Learning: Kubernetes – Labels & Selectors, Finalizers

Labels & Selectors

Labels – Labels are key-value pairs attached to pods, ReplicaSet & Services. They are used for identifying objects for pods and ReplicaSet. It can be added at the creation time or can be modified or added at the run time.

Some properties –

  • must be 63 characters or less (can be empty),
  • unless empty, must begin and end with an alphanumeric character ([a-z0-9A-Z]),
  • could contain dashes (“), underscores (_), dots (.), and alphanumeric between.

Selectors – Kubernetes API currently supports two type of selectors −

  • Equality-based selectors – We use = == != as equality selector.
environment = production
tier != frontend
  • Set-based selectors – It allows filtering of object in a set of values. There are three king of operator allowed in notin exists.
environment in (production, qa)
tier notin (frontend, backend)
partition
!partition

Finalizers

Deleting an object isn’t as simple as it looks because it involves a lot of conditional checks about the used resources. Finalizers are certain conditions be met before an object can be deleted.

When you run kubectl delete namespace/example k8s check the finalizers defined on that object.
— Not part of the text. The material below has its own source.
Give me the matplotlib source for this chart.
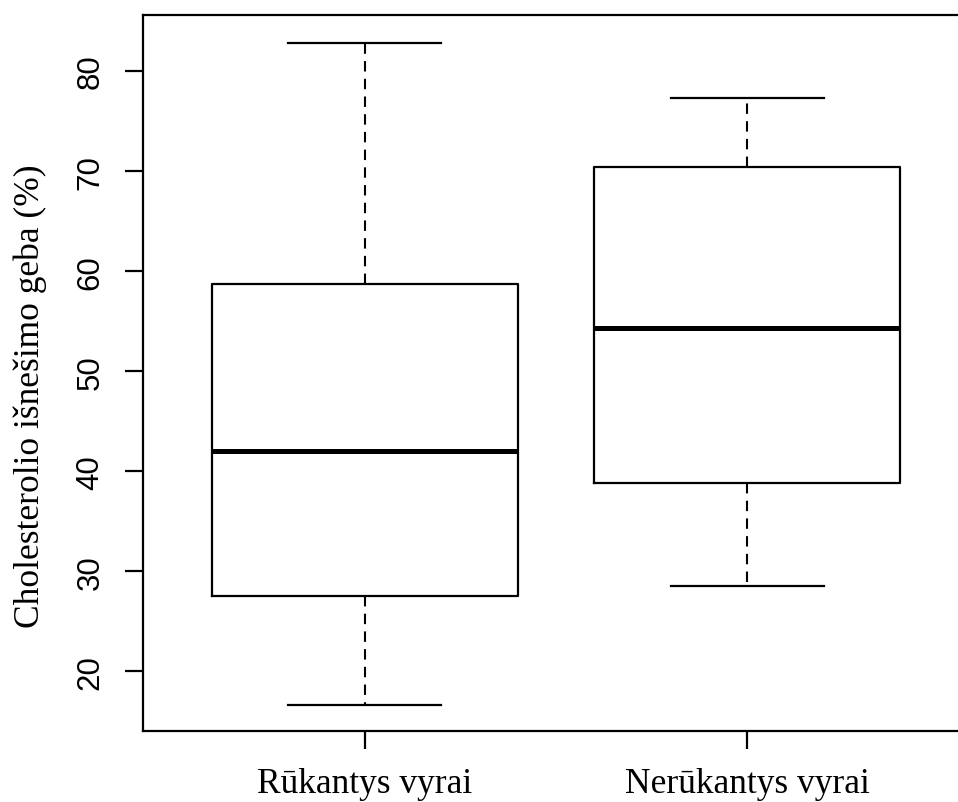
# Boxplot: cholesterol efflux capacity, smokers vs non-smokers (R style)

import matplotlib
matplotlib.use('Agg')
import matplotlib.pyplot as plt

groups = ['Rūkantys vyrai', 'Nerūkantys vyrai']
whisker_low = [16.6, 28.5]
q1 = [27.5, 38.8]
median = [42.0, 54.3]
q3 = [58.7, 70.4]
whisker_high = [82.8, 77.3]
yticks = [20, 30, 40, 50, 60, 70, 80]

stats = []
for i in range(len(groups)):
    stats.append({
        'label': groups[i],
        'whislo': whisker_low[i],
        'q1': q1[i],
        'med': median[i],
        'q3': q3[i],
        'whishi': whisker_high[i],
        'fliers': [],
    })

fig = plt.figure(figsize=(9.58, 8.03), dpi=100)
ax = fig.add_axes([143 / 958, (803 - 732) / 803, (969 - 143) / 958, (732 - 16) / 803])

ax.bxp(stats, positions=[1, 2], widths=0.8, showfliers=False,
       boxprops=dict(color='black', linewidth=1.6),
       medianprops=dict(color='black', linewidth=3.6, solid_capstyle='butt'),
       whiskerprops=dict(color='black', linewidth=1.5, linestyle=(0, (5, 3.5))),
       capprops=dict(color='black', linewidth=1.6),
       capwidths=0.4)

ax.set_xlim(0.42, 2.58)
ax.set_ylim(14.05, 85.6)

ax.set_yticks(yticks)
ax.set_yticklabels([str(v) for v in yticks], rotation=90, va='center',
                   fontfamily='Liberation Sans', fontsize=22.5)
ax.set_xticks([1, 2])
ax.set_xticklabels(groups, fontfamily='Liberation Serif', fontsize=25.5)
ax.tick_params(axis='both', length=13, width=1.6, color='black')
ax.tick_params(axis='y', pad=14)
ax.tick_params(axis='x', pad=13)

# y label sits a bit below the axes centre in the original
fig.text(30 / 958, 1 - 396 / 803, 'Cholesterolio išnešimo geba (%)',
         rotation=90, ha='center', va='center',
         fontfamily='Liberation Serif', fontsize=25.5)

for s in ax.spines.values():
    s.set_linewidth(1.6)
    s.set_color('black')

fig.savefig('out.png', dpi=100)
  1. Issue a deletion command. – Kubernetes marks the object as pending deletion. This leaves the resource in the read-only “Terminating” state.
  2. Run each of the actions associated with the object’s Finalizers. – Each time a Finalizer action completes, that Finalizer is detached from the object, so it’ll no longer appear in the metadata.finalizers field.
  3. Kubernetes keeps monitoring the Finalizers attached to the object. – The object will be deleted once the metadata.finalizers field is empty, because all Finalizers were removed by the completion of their actions.